§ **YOUR GOAL**
Lines from the one containing "Give me the" to the one containing "const H = 435;", both lines included, are to be extracted exactly from the data below; pictures are excluded.

§ **ENTRIES**
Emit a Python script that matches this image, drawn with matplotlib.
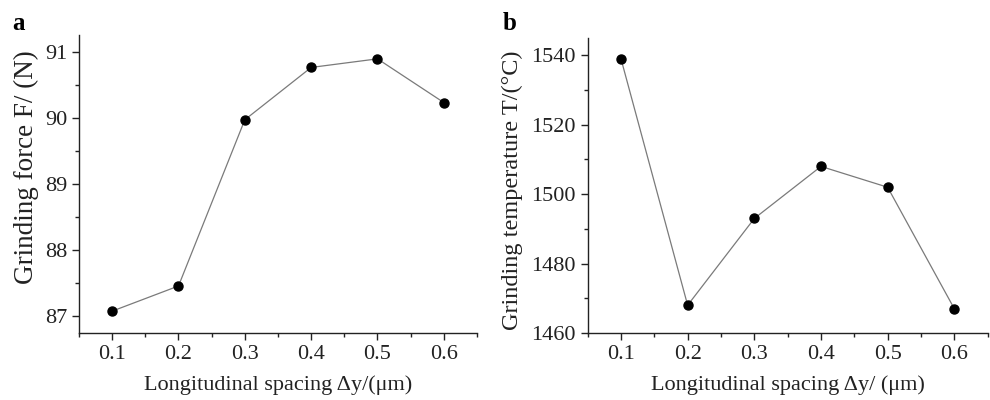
---
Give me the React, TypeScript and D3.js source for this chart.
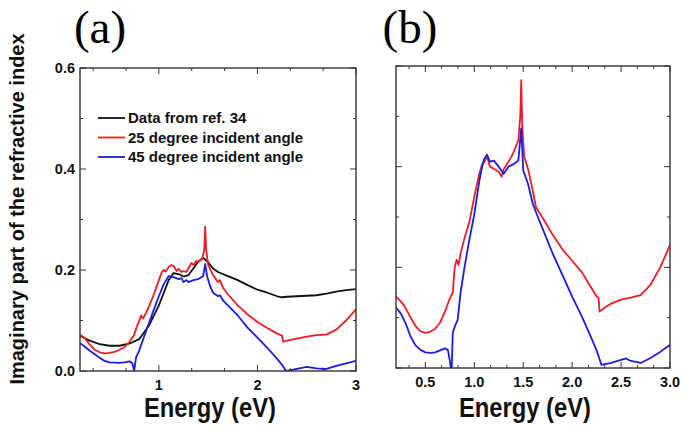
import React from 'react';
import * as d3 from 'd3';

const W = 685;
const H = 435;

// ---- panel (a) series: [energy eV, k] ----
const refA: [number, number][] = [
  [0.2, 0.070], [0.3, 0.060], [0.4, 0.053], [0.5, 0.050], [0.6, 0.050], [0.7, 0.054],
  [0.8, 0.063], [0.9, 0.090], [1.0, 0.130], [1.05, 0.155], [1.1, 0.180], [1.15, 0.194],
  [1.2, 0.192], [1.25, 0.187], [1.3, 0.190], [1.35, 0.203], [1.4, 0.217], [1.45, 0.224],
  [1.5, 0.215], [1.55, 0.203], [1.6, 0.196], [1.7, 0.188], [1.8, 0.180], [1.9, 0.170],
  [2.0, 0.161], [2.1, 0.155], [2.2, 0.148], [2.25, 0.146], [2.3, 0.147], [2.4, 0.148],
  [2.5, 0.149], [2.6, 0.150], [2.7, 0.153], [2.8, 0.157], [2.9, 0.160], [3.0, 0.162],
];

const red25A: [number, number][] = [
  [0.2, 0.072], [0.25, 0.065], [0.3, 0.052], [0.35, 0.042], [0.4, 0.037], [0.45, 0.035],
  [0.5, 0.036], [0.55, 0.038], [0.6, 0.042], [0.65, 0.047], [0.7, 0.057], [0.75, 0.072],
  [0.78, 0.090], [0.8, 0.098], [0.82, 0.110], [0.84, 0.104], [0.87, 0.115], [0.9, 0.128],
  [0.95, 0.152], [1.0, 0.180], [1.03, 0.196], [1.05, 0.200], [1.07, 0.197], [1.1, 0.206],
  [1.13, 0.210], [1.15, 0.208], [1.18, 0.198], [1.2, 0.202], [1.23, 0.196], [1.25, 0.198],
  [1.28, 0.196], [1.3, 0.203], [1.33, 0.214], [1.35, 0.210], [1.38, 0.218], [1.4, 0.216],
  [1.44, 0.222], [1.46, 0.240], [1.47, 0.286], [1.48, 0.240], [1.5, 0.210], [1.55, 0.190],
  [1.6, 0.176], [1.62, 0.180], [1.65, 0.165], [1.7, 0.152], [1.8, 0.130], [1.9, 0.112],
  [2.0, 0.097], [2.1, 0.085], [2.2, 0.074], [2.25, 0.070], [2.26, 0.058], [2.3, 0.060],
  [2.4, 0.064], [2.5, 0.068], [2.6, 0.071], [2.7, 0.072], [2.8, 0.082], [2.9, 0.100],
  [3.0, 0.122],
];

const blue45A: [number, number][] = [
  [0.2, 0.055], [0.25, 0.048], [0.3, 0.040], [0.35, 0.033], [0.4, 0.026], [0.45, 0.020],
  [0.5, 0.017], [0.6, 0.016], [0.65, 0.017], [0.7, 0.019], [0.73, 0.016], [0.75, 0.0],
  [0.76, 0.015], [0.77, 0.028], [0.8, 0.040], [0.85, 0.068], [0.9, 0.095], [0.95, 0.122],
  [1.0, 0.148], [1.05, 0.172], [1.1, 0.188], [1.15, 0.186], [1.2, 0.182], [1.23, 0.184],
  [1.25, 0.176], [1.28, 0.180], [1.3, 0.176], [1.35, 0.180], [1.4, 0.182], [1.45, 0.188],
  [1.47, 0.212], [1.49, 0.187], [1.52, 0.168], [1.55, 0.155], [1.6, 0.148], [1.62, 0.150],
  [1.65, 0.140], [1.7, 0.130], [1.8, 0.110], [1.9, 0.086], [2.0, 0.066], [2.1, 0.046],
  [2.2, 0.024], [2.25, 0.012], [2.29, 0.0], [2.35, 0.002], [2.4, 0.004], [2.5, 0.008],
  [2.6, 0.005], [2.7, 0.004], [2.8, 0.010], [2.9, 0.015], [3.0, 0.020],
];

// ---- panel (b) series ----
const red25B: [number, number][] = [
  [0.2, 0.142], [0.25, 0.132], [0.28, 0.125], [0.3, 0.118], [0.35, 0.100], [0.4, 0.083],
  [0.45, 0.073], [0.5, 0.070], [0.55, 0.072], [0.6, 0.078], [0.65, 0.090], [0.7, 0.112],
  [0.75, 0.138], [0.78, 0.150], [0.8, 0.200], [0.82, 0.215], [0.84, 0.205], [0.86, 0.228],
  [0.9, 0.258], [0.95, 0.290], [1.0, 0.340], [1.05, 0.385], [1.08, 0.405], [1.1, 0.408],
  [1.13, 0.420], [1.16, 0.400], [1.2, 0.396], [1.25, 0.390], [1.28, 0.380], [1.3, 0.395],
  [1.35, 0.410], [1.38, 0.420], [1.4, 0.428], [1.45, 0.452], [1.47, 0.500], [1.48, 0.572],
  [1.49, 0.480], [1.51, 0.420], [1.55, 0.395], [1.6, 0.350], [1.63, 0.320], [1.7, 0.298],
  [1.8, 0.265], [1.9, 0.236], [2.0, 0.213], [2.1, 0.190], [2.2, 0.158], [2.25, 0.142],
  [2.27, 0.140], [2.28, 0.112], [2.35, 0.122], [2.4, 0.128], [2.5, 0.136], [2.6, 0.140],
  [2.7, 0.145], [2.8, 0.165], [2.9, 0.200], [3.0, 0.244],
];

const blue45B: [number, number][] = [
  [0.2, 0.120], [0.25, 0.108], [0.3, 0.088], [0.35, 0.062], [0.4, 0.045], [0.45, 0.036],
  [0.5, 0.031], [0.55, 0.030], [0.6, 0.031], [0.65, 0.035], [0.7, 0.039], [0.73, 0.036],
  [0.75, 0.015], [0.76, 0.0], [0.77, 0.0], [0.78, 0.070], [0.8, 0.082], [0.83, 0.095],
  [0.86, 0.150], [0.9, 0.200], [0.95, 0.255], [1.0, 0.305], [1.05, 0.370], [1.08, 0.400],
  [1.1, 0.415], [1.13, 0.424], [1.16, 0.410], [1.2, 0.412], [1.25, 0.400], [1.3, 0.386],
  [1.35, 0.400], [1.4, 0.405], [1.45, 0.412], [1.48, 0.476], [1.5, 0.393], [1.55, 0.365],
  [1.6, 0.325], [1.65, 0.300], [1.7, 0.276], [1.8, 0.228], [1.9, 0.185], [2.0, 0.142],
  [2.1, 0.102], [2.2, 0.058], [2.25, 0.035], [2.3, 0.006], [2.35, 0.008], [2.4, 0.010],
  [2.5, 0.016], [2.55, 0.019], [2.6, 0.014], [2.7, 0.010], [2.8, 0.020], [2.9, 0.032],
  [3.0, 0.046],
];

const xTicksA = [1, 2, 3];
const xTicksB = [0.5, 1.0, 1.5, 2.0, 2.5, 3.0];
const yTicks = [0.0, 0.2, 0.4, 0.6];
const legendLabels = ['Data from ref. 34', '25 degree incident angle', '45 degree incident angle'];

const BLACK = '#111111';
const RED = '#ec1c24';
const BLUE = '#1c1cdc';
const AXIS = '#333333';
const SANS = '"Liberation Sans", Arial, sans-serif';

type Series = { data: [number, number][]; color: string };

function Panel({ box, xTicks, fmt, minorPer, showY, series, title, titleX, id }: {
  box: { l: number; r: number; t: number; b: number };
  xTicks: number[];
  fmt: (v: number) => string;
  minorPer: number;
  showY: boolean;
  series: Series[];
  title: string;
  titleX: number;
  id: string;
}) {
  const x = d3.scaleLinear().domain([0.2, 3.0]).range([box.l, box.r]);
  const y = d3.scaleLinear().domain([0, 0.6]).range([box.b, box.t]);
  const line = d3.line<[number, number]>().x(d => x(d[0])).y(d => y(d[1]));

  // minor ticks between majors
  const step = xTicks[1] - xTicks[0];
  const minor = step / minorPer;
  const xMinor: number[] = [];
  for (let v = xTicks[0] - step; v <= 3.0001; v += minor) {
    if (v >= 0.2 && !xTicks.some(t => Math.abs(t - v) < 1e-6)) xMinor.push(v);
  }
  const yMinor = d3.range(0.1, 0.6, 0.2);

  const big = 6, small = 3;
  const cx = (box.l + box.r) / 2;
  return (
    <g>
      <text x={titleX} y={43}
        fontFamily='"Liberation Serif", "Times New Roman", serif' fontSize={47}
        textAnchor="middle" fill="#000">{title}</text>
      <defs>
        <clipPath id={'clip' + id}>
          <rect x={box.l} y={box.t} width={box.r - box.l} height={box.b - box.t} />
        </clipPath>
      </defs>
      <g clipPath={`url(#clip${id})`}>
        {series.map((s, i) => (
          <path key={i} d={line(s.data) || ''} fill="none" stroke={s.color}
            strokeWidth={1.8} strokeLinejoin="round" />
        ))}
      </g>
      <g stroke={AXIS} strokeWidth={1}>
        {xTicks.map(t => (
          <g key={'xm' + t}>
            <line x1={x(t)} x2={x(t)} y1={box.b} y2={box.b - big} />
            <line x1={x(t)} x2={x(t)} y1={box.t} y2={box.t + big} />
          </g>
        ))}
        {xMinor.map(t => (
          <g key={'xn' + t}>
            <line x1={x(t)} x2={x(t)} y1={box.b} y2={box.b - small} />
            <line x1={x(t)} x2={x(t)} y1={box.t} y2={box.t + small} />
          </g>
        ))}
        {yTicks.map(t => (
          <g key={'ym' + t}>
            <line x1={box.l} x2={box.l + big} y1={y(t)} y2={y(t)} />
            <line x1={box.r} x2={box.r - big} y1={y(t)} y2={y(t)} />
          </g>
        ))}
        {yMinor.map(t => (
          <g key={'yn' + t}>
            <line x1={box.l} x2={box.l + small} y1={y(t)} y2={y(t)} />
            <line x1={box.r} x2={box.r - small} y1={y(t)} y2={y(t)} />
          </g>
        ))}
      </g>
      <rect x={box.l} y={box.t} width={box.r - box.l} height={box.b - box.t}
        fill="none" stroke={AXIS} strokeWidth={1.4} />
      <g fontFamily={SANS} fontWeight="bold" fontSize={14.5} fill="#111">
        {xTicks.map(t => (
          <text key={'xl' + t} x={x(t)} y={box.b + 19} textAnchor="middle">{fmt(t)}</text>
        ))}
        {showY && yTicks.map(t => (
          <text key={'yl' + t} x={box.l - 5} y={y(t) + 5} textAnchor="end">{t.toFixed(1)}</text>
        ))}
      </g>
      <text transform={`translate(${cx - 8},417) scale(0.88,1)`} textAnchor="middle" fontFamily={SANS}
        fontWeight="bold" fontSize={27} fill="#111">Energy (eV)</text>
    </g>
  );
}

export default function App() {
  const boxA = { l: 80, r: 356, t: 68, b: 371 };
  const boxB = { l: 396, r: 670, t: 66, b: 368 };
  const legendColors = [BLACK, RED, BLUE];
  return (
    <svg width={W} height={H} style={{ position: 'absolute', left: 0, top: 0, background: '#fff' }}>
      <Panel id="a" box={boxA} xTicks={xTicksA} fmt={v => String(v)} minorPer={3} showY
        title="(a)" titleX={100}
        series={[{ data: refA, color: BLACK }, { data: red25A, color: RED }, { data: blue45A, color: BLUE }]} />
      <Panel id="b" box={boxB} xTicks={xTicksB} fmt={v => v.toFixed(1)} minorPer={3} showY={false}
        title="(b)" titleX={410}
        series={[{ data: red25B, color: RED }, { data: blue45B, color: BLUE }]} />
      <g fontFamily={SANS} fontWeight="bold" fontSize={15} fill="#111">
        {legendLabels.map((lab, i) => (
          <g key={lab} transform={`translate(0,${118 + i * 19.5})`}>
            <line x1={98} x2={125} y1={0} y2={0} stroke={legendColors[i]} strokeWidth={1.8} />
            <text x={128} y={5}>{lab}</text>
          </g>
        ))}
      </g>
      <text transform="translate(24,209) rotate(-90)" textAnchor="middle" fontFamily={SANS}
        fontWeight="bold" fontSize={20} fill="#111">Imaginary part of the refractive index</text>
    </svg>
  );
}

§ **CORRECT RESULT**
Give me the React, TypeScript and D3.js source for this chart.
import React from 'react';
import * as d3 from 'd3';

const W = 685;
const H = 435;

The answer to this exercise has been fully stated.